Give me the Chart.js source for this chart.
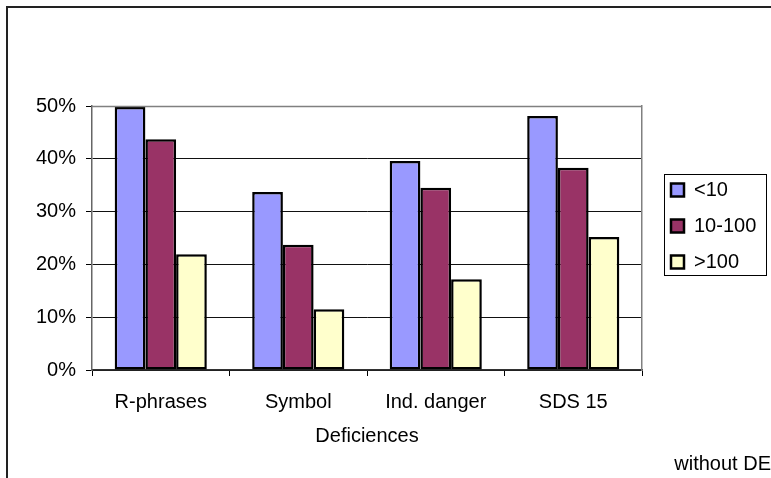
<!DOCTYPE html>
<html><head><meta charset="utf-8">
<script src="https://cdn.jsdelivr.net/npm/chart.js@4.4.1/dist/chart.umd.min.js"></script>
<style>html,body{margin:0;padding:0;background:#fff;overflow:hidden}</style>
</head><body>
<canvas id="c" width="771" height="478" style="display:block;width:771px;height:478px"></canvas>
<script>
const categories = ['R-phrases', 'Symbol', 'Ind. danger', 'SDS 15'];
const seriesNames = ['<10', '10-100', '>100'];
const valuesLt10 = [49.8, 33.7, 39.6, 48.1];
const values10to100 = [43.7, 23.7, 34.5, 38.3];
const valuesGt100 = [21.9, 11.5, 17.2, 25.2];
const yTickValues = [0, 10, 20, 30, 40, 50];
const xAxisTitle = 'Deficiences';
const footnote = 'without DE';

const FONT = "'Liberation Sans', Arial, sans-serif";
const colors = ['#9999FF', '#993366', '#FFFFCC'];
const seriesValues = [valuesLt10, values10to100, valuesGt100];

const decor = {
  id: 'decor',
  beforeDraw(chart) {
    const c = chart.ctx;
    c.save();
    c.fillStyle = '#fff';
    c.fillRect(0, 0, chart.width, chart.height);
    c.restore();
  },
  afterLayout(chart) {
    const lg = chart.legend;
    if (!lg) return;
    lg.left = 655; lg.right = lg.left + 110;
    lg.top = 164; lg.bottom = 452;
  },
  afterDraw(chart) {
    const c = chart.ctx;
    const a = chart.chartArea;
    c.save();
    // plot area top border
    c.strokeStyle = '#808080';
    c.lineWidth = 1.5;
    c.beginPath();
    c.moveTo(a.left, a.top + 0.5);
    c.lineTo(a.right, a.top + 0.5);
    c.stroke();
    // outer chart border
    c.strokeStyle = '#222';
    c.lineWidth = 2;
    c.beginPath();
    c.moveTo(7, chart.height);
    c.lineTo(7, 7);
    c.lineTo(chart.width, 7);
    c.stroke();
    // legend frame
    const lg = chart.legend;
    if (lg) {
      c.strokeStyle = '#000';
      c.lineWidth = 1;
      c.strokeRect(lg.left + 9.5, lg.top + 10.5, 102, 101);
    }
    c.restore();
  }
};

new Chart(document.getElementById('c'), {
  type: 'bar',
  data: {
    labels: categories,
    datasets: seriesNames.map((name, i) => ({
      label: name,
      data: seriesValues[i],
      backgroundColor: colors[i],
      borderColor: '#000',
      borderWidth: 2.5,
      borderSkipped: false,
      categoryPercentage: 0.67,
      barPercentage: 1.0
    }))
  },
  options: {
    responsive: false,
    animation: false,
    devicePixelRatio: 1,
    layout: { padding: { left: 0, top: 106, right: 0, bottom: 0 } },
    plugins: {
      tooltip: { enabled: false },
      legend: {
        position: 'right',
        align: 'start',
        maxWidth: 100,
        labels: {
          color: '#000',
          font: { family: FONT, size: 20 },
          boxWidth: 13,
          boxHeight: 13,
          padding: 16
        }
      },
      title: {
        display: true,
        text: footnote,
        position: 'bottom',
        align: 'end',
        color: '#000',
        font: { family: FONT, size: 20, weight: 'normal' },
        padding: { top: 0, bottom: 2 }
      }
    },
    scales: {
      x: {
        afterFit(s) { s.height = 82; },
        grid: {
          display: true,
          offset: true,
          drawOnChartArea: false,
          drawTicks: true,
          tickLength: 6,
          tickColor: '#000',
          tickWidth: 1
        },
        border: { display: true, color: '#333', width: 1.5 },
        ticks: { color: '#000', font: { family: FONT, size: 20 }, padding: 14, maxRotation: 0 },
        title: {
          display: true,
          text: xAxisTitle,
          color: '#000',
          font: { family: FONT, size: 20 },
          padding: { top: 0, bottom: 4 }
        }
      },
      y: {
        min: 0,
        max: 50,
        afterFit(s) { s.width = 92; },
        afterBuildTicks(s) { s.ticks = yTickValues.map(v => ({ value: v })); },
        grid: {
          color: (ctx) => (ctx.tick && ctx.tick.value === 50 ? '#808080' : '#111'),
          lineWidth: 1,
          drawTicks: true,
          tickLength: 6,
          tickColor: '#000'
        },
        border: { display: true, color: '#666', width: 1.5 },
        ticks: {
          color: '#000',
          font: { family: FONT, size: 20 },
          padding: 10,
          callback: (v) => v + '%'
        }
      },
      yRight: {
        position: 'right',
        min: 0,
        max: 50,
        afterFit(s) { s.width = 29; },
        grid: { drawOnChartArea: false, drawTicks: false },
        border: { display: true, color: '#808080', width: 1.5 },
        ticks: { display: false }
      }
    }
  },
  plugins: [decor]
});
</script>
</body></html>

■ **EXERCISE**: Print the whole listing above once more, word for word, without its pictures.

■ **FINAL ANSWER**:
Give me the Chart.js source for this chart.
<!DOCTYPE html>
<html><head><meta charset="utf-8">
<script src="https://cdn.jsdelivr.net/npm/chart.js@4.4.1/dist/chart.umd.min.js"></script>
<style>html,body{margin:0;padding:0;background:#fff;overflow:hidden}</style>
</head><body>
<canvas id="c" width="771" height="478" style="display:block;width:771px;height:478px"></canvas>
<script>
const categories = ['R-phrases', 'Symbol', 'Ind. danger', 'SDS 15'];
const seriesNames = ['<10', '10-100', '>100'];
const valuesLt10 = [49.8, 33.7, 39.6, 48.1];
const values10to100 = [43.7, 23.7, 34.5, 38.3];
const valuesGt100 = [21.9, 11.5, 17.2, 25.2];
const yTickValues = [0, 10, 20, 30, 40, 50];
const xAxisTitle = 'Deficiences';
const footnote = 'without DE';

const FONT = "'Liberation Sans', Arial, sans-serif";
const colors = ['#9999FF', '#993366', '#FFFFCC'];
const seriesValues = [valuesLt10, values10to100, valuesGt100];

const decor = {
  id: 'decor',
  beforeDraw(chart) {
    const c = chart.ctx;
    c.save();
    c.fillStyle = '#fff';
    c.fillRect(0, 0, chart.width, chart.height);
    c.restore();
  },
  afterLayout(chart) {
    const lg = chart.legend;
    if (!lg) return;
    lg.left = 655; lg.right = lg.left + 110;
    lg.top = 164; lg.bottom = 452;
  },
  afterDraw(chart) {
    const c = chart.ctx;
    const a = chart.chartArea;
    c.save();
    // plot area top border
    c.strokeStyle = '#808080';
    c.lineWidth = 1.5;
    c.beginPath();
    c.moveTo(a.left, a.top + 0.5);
    c.lineTo(a.right, a.top + 0.5);
    c.stroke();
    // outer chart border
    c.strokeStyle = '#222';
    c.lineWidth = 2;
    c.beginPath();
    c.moveTo(7, chart.height);
    c.lineTo(7, 7);
    c.lineTo(chart.width, 7);
    c.stroke();
    // legend frame
    const lg = chart.legend;
    if (lg) {
      c.strokeStyle = '#000';
      c.lineWidth = 1;
      c.strokeRect(lg.left + 9.5, lg.top + 10.5, 102, 101);
    }
    c.restore();
  }
};

new Chart(document.getElementById('c'), {
  type: 'bar',
  data: {
    labels: categories,
    datasets: seriesNames.map((name, i) => ({
      label: name,
      data: seriesValues[i],
      backgroundColor: colors[i],
      borderColor: '#000',
      borderWidth: 2.5,
      borderSkipped: false,
      categoryPercentage: 0.67,
      barPercentage: 1.0
    }))
  },
  options: {
    responsive: false,
    animation: false,
    devicePixelRatio: 1,
    layout: { padding: { left: 0, top: 106, right: 0, bottom: 0 } },
    plugins: {
      tooltip: { enabled: false },
      legend: {
        position: 'right',
        align: 'start',
        maxWidth: 100,
        labels: {
          color: '#000',
          font: { family: FONT, size: 20 },
          boxWidth: 13,
          boxHeight: 13,
          padding: 16
        }
      },
      title: {
        display: true,
        text: footnote,
        position: 'bottom',
        align: 'end',
        color: '#000',
        font: { family: FONT, size: 20, weight: 'normal' },
        padding: { top: 0, bottom: 2 }
      }
    },
    scales: {
      x: {
        afterFit(s) { s.height = 82; },
        grid: {
          display: true,
          offset: true,
          drawOnChartArea: false,
          drawTicks: true,
          tickLength: 6,
          tickColor: '#000',
          tickWidth: 1
        },
        border: { display: true, color: '#333', width: 1.5 },
        ticks: { color: '#000', font: { family: FONT, size: 20 }, padding: 14, maxRotation: 0 },
        title: {
          display: true,
          text: xAxisTitle,
          color: '#000',
          font: { family: FONT, size: 20 },
          padding: { top: 0, bottom: 4 }
        }
      },
      y: {
        min: 0,
        max: 50,
        afterFit(s) { s.width = 92; },
        afterBuildTicks(s) { s.ticks = yTickValues.map(v => ({ value: v })); },
        grid: {
          color: (ctx) => (ctx.tick && ctx.tick.value === 50 ? '#808080' : '#111'),
          lineWidth: 1,
          drawTicks: true,
          tickLength: 6,
          tickColor: '#000'
        },
        border: { display: true, color: '#666', width: 1.5 },
        ticks: {
          color: '#000',
          font: { family: FONT, size: 20 },
          padding: 10,
          callback: (v) => v + '%'
        }
      },
      yRight: {
        position: 'right',
        min: 0,
        max: 50,
        afterFit(s) { s.width = 29; },
        grid: { drawOnChartArea: false, drawTicks: false },
        border: { display: true, color: '#808080', width: 1.5 },
        ticks: { display: false }
      }
    }
  },
  plugins: [decor]
});
</script>
</body></html>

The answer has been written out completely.